Chiffres chocs, réponse radicale. Frontex, l'agence européenne pour la surveillance des frontières, dévoilait le 4 mars que les «franchissements illégaux» ont triplé entre 2013 et 2014. Face à cet afflux, l'Europe semble tentée de verrouiller ses frontières extérieures. Catherine de Wenden, directrice de recherche au Centre d'études et de recherches internationales (CERI), spécialiste des migrations commente la situation.
Pourquoi cet afflux de migrants illégaux en Europe?
Les crises aux portes de l’Europe se sont multipliées: Irak, Afghanistan, Syrie, mais aussi la corne de l’Afrique (Somalie, Erythrée). Les portes d’entrées se sont diversifiées: le sud de l’Espagne, l’île italienne de Lampedusa, la Grèce, Malte… Autre changement: des pays tampons, qui contrôlaient les frontières pour le compte de l’Europe, sont devenus des passoires, comme la Libye. De même, le pourtour méditerranéen, notamment la Turquie et le Maroc font face à un afflux massif de migrants et n’arrivent plus à filtrer.
Est-ce que l’Europe peut faire face à cet afflux?
Elle n’a pas les bons instruments. En Méditerranée, l’opération Mare Nostrum [qui a permis de sauver 150.000 personnes en un an] ne suffit pas pour porter secours à ces migrants qui risquent la noyade. Il y aura de plus en plus de morts si on continue comme ça. Et ce flux migratoires va poursuivre sa hausse. Avec l’extension de la zone d’influence de Daesh, encore plus d’habitants du Moyen-Orient vont se mettre en route.
Est-ce que les choses changent justement?
Ce qui évolue, c’est la volonté politique interne dans des pays européens. La montée de l’extrême droite, notamment dans le nord du continent, a un rôle essentiel dans la fermeture des frontières. Mais cela fait vingt-cinq ans qu’on tente de réduire l’immigration. Et ces chiffres prouvent que les restrictions ne servent à rien. La grande erreur de l’Europe, c’est de croire que cette politique dissuasive a un impact sur la volonté de partir.
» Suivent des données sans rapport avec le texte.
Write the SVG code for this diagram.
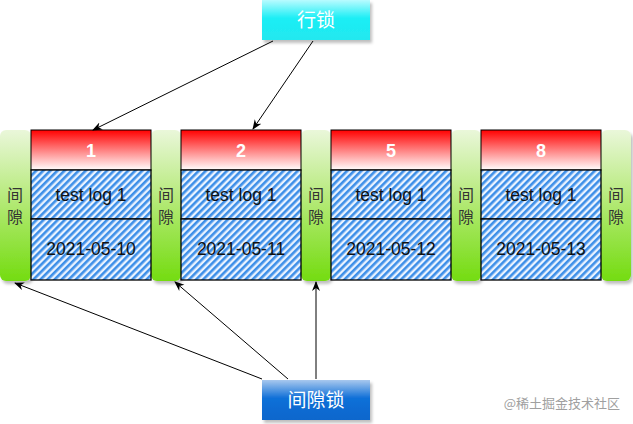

Les migrants fuient des catastrophes, des guerres, la faim, ils ne regardent pas s’il y a des visas ou non…
Comment alors mieux gérer les flux migratoires?
Il faut que les pays de départ se portent mieux, et ça ne se règle pas avec des grillages et des contrôles. Quand un pays envahit l’Irak ou l’Afghanistan, impose un embargo à l’Iran, cela génère des drames pour les populations locales et donc des déplacements. Souvent dans les pays voisins. Sur les 4 millions de Syriens qui ont quitté leur pays, 1,5 million se sont installés en Turquie et 1,5 million au Liban et en Jordanie. Plutôt que de bloquer le passage à des personnes, essayons de négocier la paix. Et d’assortir notre aide financière et nos relations économiques de conditions liées aux flux migratoires. Un pays, s’il est mal géré, gangréné par la corruption, s’il n’offre aucune perspective à sa jeunesse, ne devrait pas faire partie de nos partenaires commerciaux. L’Europe doit prévoir ces flux au lieu de les subir.
L’Europe est-elle en train de construire une politique migratoire plus cohérente?
Non. Certains pays, notamment du sud de l’Europe, qui sont le plus directement concernés par l’afflux de sans-papiers, se montrent plus généreux que d’autres comme la Suède.
Pourtant, l’Europe a besoin de cet apport de main-d’œuvre…
C’est toute la question. Si l’Europe ne peut pas accueillir tous les migrants, elle a tout de même besoin de forces vives pour des raisons démographiques. C’est un continent qui vieillit. Mais on fait face à un gâchis énorme: des personnes diplômées attendent des années une régularisation, souvent avec un emploi sous-qualifié. Pendant ce temps, elles sont moins payées, consomment peu et ne valorisent pas leurs compétences. Mieux vaudrait troquer cette frilosité contre une générosité pour mieux utiliser ce potentiel.